Postby Toekan » Fri Apr 21, 2017 12:34 pm

Thanks for the extensive answer, didn't expect this anymore! Unfortunately it's too late for this time, as I already bought the car, but very useful to know during our trip.

Not a good choice, make sure it is in excellent condition when leaving. There are plenty of used cars in Central Asia, but mostly Japanese.
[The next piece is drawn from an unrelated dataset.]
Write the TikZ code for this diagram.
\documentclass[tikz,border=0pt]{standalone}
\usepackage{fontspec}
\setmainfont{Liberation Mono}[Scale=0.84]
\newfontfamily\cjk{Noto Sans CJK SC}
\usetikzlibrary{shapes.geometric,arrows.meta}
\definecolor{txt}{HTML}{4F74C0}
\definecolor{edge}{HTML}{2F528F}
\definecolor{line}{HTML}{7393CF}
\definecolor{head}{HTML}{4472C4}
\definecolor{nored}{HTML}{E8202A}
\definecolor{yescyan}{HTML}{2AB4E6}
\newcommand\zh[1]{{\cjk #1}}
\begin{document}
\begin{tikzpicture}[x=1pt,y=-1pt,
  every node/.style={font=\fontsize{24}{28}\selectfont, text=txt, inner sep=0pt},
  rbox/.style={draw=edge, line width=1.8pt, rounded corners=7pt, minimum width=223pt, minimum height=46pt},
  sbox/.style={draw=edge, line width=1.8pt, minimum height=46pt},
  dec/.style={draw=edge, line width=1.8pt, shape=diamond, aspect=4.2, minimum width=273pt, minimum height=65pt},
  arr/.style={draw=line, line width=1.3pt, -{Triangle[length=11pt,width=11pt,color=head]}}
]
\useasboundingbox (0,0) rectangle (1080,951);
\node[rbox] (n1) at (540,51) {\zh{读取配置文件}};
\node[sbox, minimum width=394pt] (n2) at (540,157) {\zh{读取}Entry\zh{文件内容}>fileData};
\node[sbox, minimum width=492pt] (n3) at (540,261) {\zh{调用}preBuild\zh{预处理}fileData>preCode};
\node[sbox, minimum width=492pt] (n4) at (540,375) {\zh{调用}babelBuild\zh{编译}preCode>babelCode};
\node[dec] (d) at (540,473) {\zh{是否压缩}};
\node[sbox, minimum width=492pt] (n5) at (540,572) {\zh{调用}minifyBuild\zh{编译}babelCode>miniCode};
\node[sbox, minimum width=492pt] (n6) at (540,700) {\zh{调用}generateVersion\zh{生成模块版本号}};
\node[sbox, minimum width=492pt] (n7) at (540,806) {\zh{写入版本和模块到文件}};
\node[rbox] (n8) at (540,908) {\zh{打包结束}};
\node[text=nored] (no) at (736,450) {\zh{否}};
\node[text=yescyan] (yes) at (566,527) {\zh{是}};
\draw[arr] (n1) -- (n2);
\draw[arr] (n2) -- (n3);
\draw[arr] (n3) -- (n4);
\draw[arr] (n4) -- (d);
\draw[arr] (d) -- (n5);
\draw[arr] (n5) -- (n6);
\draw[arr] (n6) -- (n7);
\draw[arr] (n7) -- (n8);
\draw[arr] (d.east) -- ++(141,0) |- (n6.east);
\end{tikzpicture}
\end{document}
Cheap European marques are not popular.

I looked for Toyota and other Japanese brands, but the Belgian car market is unfortunately rather the opposite of Central Asia.

Automatics are great until they go wrong, then you will find that nobody can fix your transmission.
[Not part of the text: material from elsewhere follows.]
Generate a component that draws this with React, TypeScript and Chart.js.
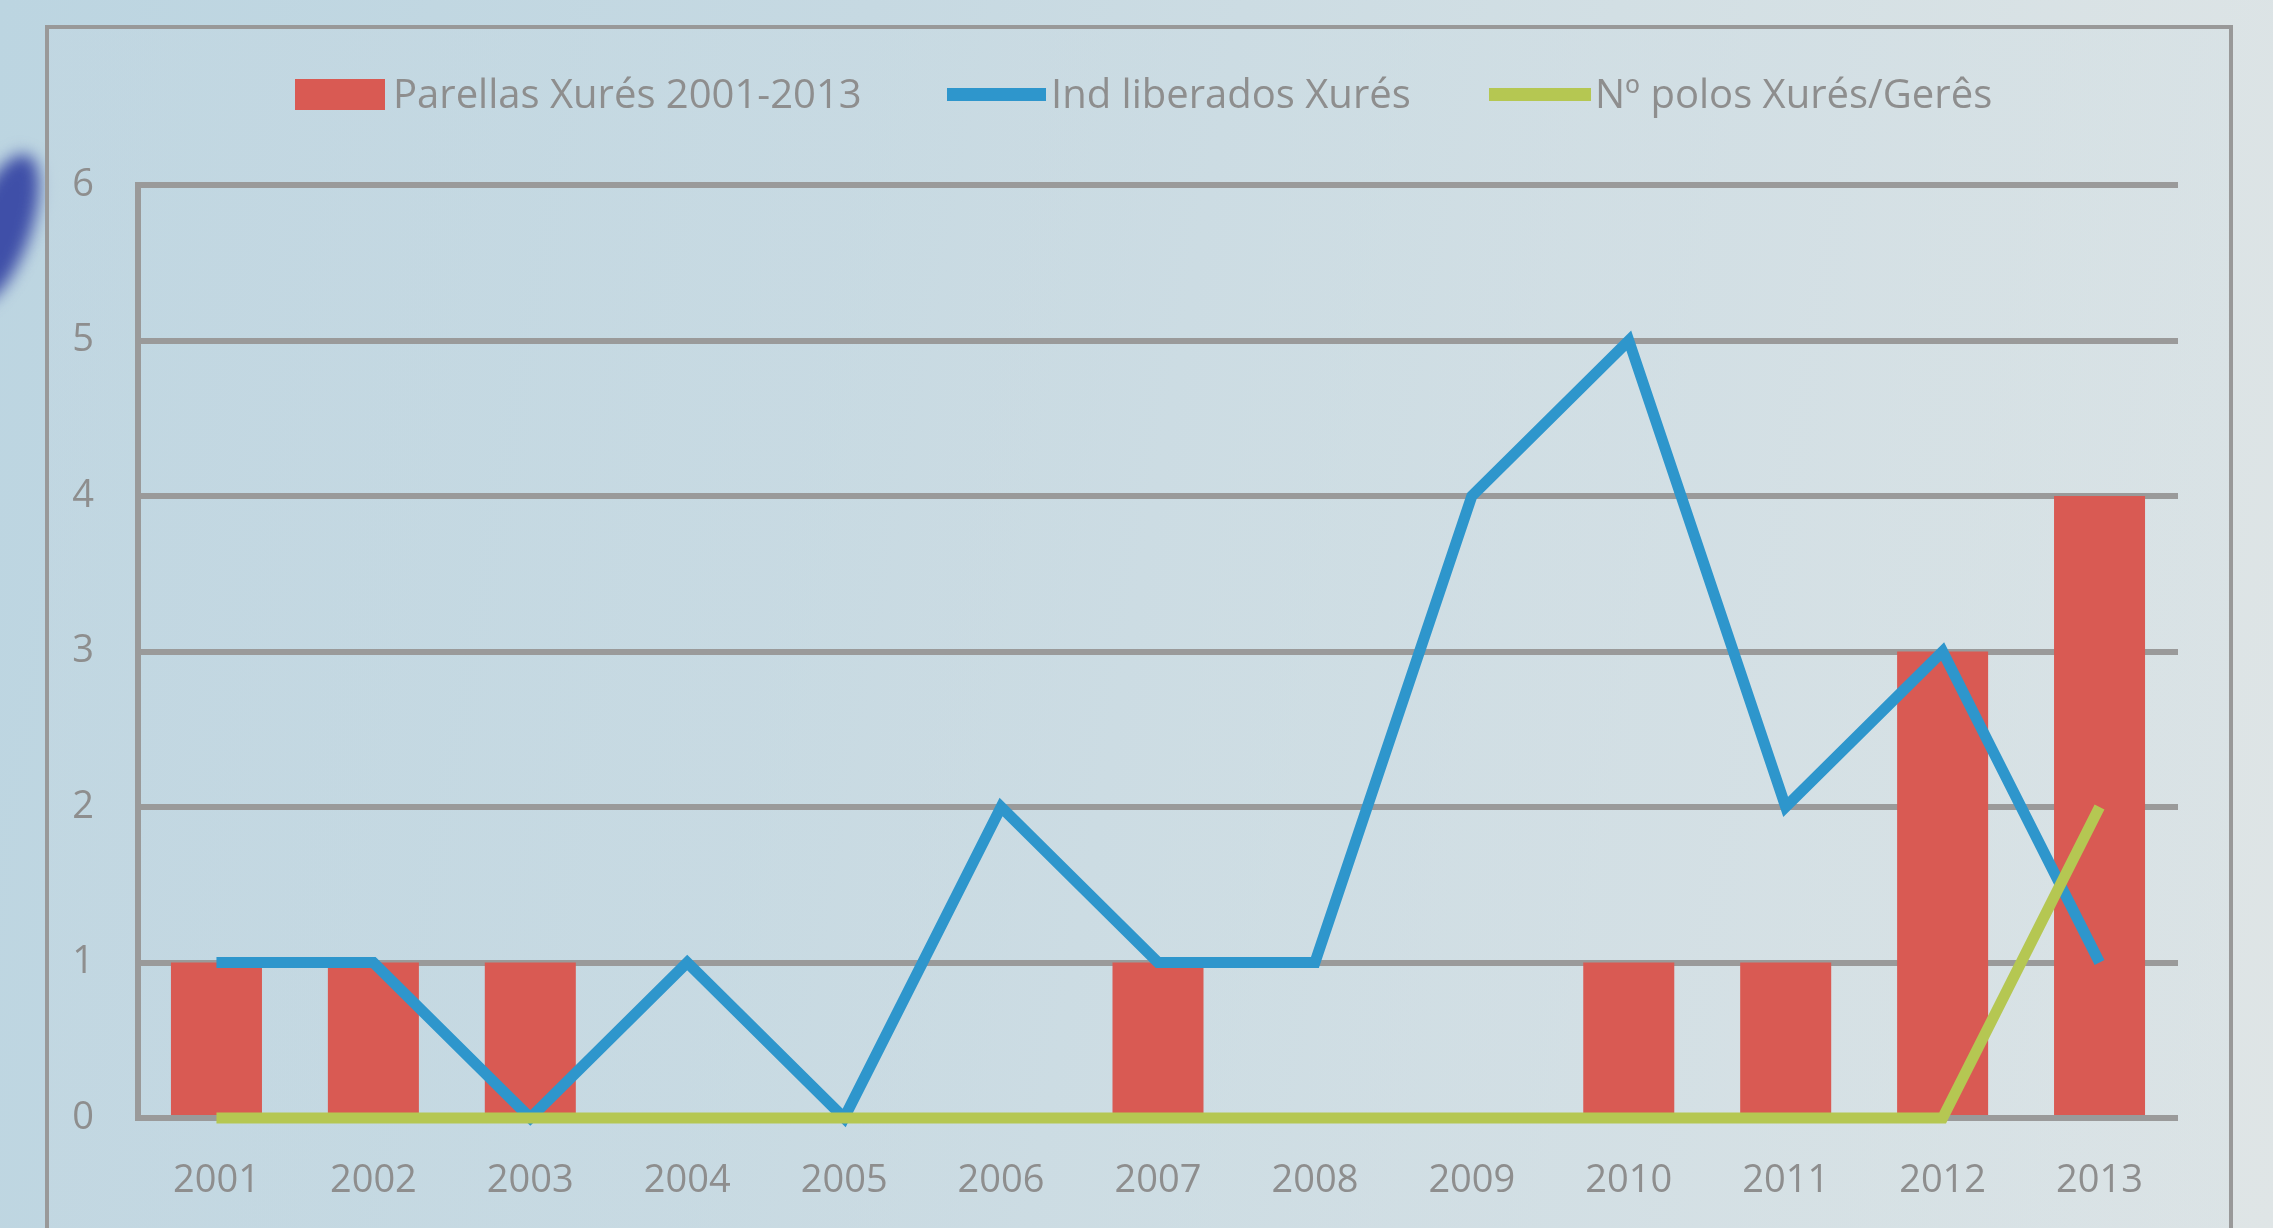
import React, { useEffect, useRef } from "react";
import { Chart, registerables } from "chart.js";

Chart.register(...registerables);

const years = ["2001", "2002", "2003", "2004", "2005", "2006", "2007", "2008", "2009", "2010", "2011", "2012", "2013"];
const parellas = [1, 1, 1, 0, 0, 0, 1, 0, 0, 1, 1, 3, 4];
const liberados = [1, 1, 0, 1, 0, 2, 1, 1, 4, 5, 2, 3, 1];
const polos = [0, 0, 0, 0, 0, 0, 0, 0, 0, 0, 0, 0, 2];
const seriesLabels = ["Parellas Xurés 2001-2013", "Ind liberados Xurés", "Nº polos Xurés/Gerês"];
const seriesColors = ["#d95a53", "#2e96cc", "#b5c752"];

const FONT = "'Open Sans', sans-serif";
const TEXT = "#8e8e8e";
const GRID = "#9a9a9a";

export default function App() {
  const ref = useRef<HTMLCanvasElement | null>(null);

  useEffect(() => {
    if (!ref.current) return;
    const chart = new Chart(ref.current, {
      type: "bar",
      data: {
        labels: years,
        datasets: [
          {
            type: "bar",
            label: seriesLabels[0],
            data: parellas,
            backgroundColor: seriesColors[0],
            borderWidth: 0,
            barPercentage: 0.58,
            categoryPercentage: 1,
            order: 3,
          },
          {
            type: "line",
            label: seriesLabels[1],
            data: liberados,
            borderColor: seriesColors[1],
            backgroundColor: seriesColors[1],
            borderWidth: 11,
            pointRadius: 0,
            tension: 0,
            borderCapStyle: "butt",
            borderJoinStyle: "miter",
            clip: false,
            order: 2,
          },
          {
            type: "line",
            label: seriesLabels[2],
            data: polos,
            borderColor: seriesColors[2],
            backgroundColor: seriesColors[2],
            borderWidth: 11,
            pointRadius: 0,
            tension: 0,
            borderCapStyle: "butt",
            borderJoinStyle: "miter",
            clip: false,
            order: 1,
          },
        ] as any,
      },
      options: {
        responsive: false,
        animation: false,
        layout: { padding: { top: 185, right: 95, bottom: 0, left: 0 } },
        plugins: {
          legend: { display: false },
          tooltip: { enabled: false },
        },
        scales: {
          x: {
            type: "category",
            offset: true,
            grid: { display: false, drawTicks: false },
            border: { display: false },
            ticks: {
              color: TEXT,
              font: { family: FONT, size: 38 },
              padding: 40,
              maxRotation: 0,
              autoSkip: false,
            },
            afterFit: (s: any) => {
              s.height = 110;
            },
          },
          y: {
            min: 0,
            max: 6,
            grid: { color: GRID, lineWidth: 6, drawTicks: false },
            border: { display: true, color: GRID, width: 6 },
            ticks: {
              stepSize: 1,
              color: TEXT,
              font: { family: FONT, size: 38 },
              padding: 44,
            },
            afterFit: (s: any) => {
              s.width = 138;
            },
          },
        },
      },
    });
    return () => chart.destroy();
  }, []);

  const legendText: React.CSSProperties = {
    position: "absolute",
    top: 66,
    fontFamily: FONT,
    fontSize: 40,
    color: TEXT,
    lineHeight: "54px",
    whiteSpace: "nowrap",
  };

  return (
    <div
      style={{
        position: "fixed",
        left: 0,
        top: 0,
        width: 2273,
        height: 1228,
        overflow: "hidden",
        background:
          "linear-gradient(100deg, #bcd5e1 0%, #c6d9e2 35%, #d2dfe4 65%, #dfe5e6 100%)",
      }}
    >
      <div
        style={{
          position: "absolute",
          left: -30,
          top: 150,
          width: 60,
          height: 160,
          borderRadius: "50%",
          background: "#3f4fa8",
          filter: "blur(8px)",
          transform: "rotate(20deg)",
        }}
      />
      <div
        style={{
          position: "absolute",
          left: 45,
          top: 25,
          width: 2180,
          height: 1260,
          border: "4px solid #999",
          background: "linear-gradient(100deg, rgba(196,216,226,0.5) 0%, rgba(214,225,229,0.4) 100%)",
        }}
      />
      <canvas ref={ref} width={2273} height={1228} style={{ position: "absolute", left: 0, top: 0, display: "block" }} />
      <div style={{ position: "absolute", left: 295, top: 79, width: 90, height: 31, background: seriesColors[0] }} />
      <div style={{ ...legendText, left: 393 }}>{seriesLabels[0]}</div>
      <div style={{ position: "absolute", left: 947, top: 88, width: 99, height: 13, background: seriesColors[1] }} />
      <div style={{ ...legendText, left: 1051 }}>{seriesLabels[1]}</div>
      <div style={{ position: "absolute", left: 1489, top: 88, width: 102, height: 13, background: seriesColors[2] }} />
      <div style={{ ...legendText, left: 1595 }}>{seriesLabels[2]}</div>
    </div>
  );
}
There are also a few more reasons why automatics are not good for remote or rugged travel:
-If you get a dead battery, you cannot push start them.
-If you break down, you cannot tow them for any distance (e.g. more than 50 km) without risking damaging the transmission, unless you have the driven wheels (i.e. front on a Mondeo) off the ground.

I wasn't aware of this, not really a car expert as you can see. The battery is brand new, so this hopefully minimises that problem. I can only hope long towing won't be necessary. :)

-You have no engine braking, so on long descents (and Central Asia is full of them), you are much more likely to overheat your brakes.

It has a 1 and 2 stand, which is used for engine braking. Not recommended due to wear of the engine, but rather a more worn engine than failing brakes in the Pamir.

Anyhow, hope we'll make it. Wasn't aware of the extra challenges heat can have for an automatic transmission. Car is fully checked and should be in good state, but it's always a gamble with budget cars.